Information shown
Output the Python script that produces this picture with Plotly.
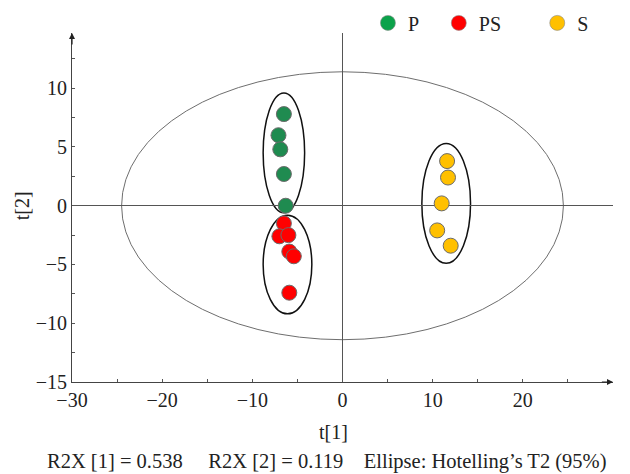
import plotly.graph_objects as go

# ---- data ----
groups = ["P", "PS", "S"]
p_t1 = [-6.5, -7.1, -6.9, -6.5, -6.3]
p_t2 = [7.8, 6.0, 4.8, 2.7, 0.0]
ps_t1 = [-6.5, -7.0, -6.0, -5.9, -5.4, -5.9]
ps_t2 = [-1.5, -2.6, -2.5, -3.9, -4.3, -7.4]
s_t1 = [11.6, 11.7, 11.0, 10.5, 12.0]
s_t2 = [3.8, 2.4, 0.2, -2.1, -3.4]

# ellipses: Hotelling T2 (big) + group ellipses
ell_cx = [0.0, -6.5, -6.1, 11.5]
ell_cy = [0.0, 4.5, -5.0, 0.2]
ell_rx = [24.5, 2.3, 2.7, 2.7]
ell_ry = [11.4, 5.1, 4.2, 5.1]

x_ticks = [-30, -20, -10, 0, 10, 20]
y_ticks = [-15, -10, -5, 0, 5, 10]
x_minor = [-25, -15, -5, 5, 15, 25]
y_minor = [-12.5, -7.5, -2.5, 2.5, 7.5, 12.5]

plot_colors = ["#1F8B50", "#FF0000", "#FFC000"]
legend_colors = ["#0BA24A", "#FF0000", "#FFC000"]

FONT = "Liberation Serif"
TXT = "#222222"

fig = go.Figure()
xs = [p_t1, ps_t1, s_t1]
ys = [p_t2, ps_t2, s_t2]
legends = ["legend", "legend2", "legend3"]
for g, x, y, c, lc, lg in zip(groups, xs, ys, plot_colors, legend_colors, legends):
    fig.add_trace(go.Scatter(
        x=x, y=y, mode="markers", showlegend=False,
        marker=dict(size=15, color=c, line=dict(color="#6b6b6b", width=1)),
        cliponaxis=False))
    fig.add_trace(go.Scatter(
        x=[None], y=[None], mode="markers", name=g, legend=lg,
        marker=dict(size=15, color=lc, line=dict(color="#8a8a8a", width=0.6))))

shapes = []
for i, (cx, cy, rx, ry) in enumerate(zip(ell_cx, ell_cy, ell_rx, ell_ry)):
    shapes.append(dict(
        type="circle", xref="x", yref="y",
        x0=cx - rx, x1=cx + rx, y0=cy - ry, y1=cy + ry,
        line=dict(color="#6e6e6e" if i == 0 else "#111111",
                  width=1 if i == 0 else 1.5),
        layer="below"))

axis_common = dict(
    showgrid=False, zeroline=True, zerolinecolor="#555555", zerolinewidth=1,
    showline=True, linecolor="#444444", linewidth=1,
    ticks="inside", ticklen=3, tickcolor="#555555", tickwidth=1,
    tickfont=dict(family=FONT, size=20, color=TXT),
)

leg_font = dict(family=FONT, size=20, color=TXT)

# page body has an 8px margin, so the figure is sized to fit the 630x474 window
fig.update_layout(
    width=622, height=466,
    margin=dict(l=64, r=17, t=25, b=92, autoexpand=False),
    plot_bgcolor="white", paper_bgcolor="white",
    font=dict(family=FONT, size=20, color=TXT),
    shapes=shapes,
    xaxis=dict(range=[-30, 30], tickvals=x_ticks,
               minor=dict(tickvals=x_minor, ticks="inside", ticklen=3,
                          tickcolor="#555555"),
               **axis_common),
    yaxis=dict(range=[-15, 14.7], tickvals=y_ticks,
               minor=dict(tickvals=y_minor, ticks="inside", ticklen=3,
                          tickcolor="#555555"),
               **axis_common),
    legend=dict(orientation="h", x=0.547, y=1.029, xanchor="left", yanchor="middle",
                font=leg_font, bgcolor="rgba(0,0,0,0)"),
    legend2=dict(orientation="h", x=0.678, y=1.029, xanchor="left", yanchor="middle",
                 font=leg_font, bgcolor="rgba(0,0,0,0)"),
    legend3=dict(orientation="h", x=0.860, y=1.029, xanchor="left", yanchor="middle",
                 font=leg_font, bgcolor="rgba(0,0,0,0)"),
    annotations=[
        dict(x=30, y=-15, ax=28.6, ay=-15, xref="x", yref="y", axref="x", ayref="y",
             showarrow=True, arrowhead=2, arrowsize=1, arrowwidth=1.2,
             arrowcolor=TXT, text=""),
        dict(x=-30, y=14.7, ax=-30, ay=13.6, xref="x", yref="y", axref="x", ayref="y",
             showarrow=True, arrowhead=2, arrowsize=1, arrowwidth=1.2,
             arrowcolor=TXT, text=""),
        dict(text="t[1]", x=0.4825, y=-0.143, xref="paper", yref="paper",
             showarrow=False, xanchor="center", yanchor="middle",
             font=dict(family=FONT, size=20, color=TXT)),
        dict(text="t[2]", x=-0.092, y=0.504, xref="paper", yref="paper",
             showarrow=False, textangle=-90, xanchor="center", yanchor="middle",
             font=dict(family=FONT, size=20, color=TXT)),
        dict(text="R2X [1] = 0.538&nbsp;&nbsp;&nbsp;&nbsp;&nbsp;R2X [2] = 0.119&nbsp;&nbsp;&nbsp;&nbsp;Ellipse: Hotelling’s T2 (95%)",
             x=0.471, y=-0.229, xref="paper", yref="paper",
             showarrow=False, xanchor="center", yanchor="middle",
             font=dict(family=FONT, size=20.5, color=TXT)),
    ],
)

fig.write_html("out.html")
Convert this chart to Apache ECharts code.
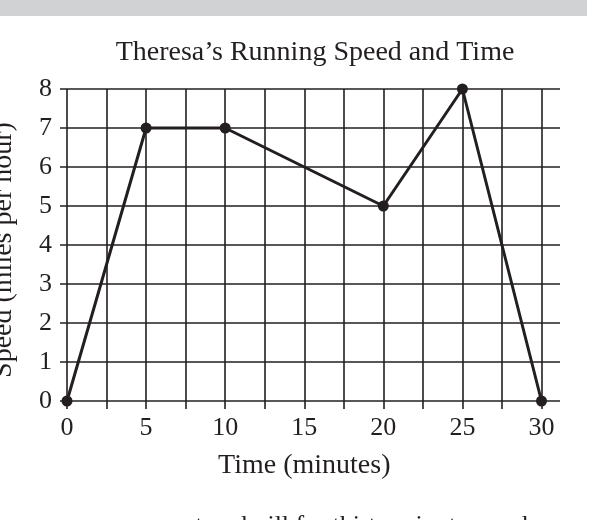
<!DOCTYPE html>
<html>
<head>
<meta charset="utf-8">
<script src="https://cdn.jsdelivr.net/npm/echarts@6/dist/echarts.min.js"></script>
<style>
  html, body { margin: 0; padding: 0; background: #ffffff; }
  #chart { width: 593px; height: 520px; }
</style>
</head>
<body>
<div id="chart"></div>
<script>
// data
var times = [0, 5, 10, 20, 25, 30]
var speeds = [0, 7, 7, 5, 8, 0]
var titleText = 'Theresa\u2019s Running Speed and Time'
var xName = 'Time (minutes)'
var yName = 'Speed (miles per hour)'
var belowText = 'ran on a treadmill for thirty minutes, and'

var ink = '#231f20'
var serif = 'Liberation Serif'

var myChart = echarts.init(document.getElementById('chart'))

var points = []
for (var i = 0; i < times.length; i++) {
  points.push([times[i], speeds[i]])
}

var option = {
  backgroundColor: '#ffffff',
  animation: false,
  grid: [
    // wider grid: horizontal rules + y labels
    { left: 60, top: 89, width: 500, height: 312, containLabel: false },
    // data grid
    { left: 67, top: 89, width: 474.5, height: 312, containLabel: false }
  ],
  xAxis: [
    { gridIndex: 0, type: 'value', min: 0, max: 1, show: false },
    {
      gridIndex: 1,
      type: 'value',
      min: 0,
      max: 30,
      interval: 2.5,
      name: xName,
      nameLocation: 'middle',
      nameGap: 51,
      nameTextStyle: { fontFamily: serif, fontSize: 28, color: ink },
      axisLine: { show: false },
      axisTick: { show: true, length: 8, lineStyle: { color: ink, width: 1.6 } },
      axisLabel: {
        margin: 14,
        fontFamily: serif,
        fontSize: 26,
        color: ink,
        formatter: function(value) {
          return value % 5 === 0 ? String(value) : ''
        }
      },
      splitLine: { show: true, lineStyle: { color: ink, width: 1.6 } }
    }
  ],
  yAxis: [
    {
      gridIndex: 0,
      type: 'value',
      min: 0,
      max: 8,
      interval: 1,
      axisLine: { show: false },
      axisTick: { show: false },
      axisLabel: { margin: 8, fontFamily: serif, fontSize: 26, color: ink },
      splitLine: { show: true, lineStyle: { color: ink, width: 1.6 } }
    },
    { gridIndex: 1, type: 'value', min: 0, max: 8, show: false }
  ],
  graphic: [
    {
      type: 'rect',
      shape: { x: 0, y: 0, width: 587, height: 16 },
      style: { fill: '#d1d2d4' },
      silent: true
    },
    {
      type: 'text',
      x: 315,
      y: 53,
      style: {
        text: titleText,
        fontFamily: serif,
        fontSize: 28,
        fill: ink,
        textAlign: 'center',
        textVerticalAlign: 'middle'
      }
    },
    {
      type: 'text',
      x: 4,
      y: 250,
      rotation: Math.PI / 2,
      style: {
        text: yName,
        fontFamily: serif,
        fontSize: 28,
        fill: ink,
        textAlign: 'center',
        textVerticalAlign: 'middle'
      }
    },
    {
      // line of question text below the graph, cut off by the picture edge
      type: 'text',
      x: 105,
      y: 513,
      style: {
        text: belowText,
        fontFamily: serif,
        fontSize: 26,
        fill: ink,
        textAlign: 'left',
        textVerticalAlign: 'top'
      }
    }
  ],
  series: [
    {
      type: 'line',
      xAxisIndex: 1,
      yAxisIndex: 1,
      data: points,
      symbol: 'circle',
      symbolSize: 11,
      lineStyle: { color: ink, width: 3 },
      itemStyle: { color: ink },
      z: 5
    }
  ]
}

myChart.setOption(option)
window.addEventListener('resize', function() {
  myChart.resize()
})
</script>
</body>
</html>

What you will do
Reproduce the data above exactly, but only from the line containing "Convert this chart to Apache ECharts code." through the line containing "var serif = 'Liberation Serif'"; skip the pictures.

Exercise output
Convert this chart to Apache ECharts code.
<!DOCTYPE html>
<html>
<head>
<meta charset="utf-8">
<script src="https://cdn.jsdelivr.net/npm/echarts@6/dist/echarts.min.js"></script>
<style>
  html, body { margin: 0; padding: 0; background: #ffffff; }
  #chart { width: 593px; height: 520px; }
</style>
</head>
<body>
<div id="chart"></div>
<script>
// data
var times = [0, 5, 10, 20, 25, 30]
var speeds = [0, 7, 7, 5, 8, 0]
var titleText = 'Theresa\u2019s Running Speed and Time'
var xName = 'Time (minutes)'
var yName = 'Speed (miles per hour)'
var belowText = 'ran on a treadmill for thirty minutes, and'

var ink = '#231f20'
var serif = 'Liberation Serif'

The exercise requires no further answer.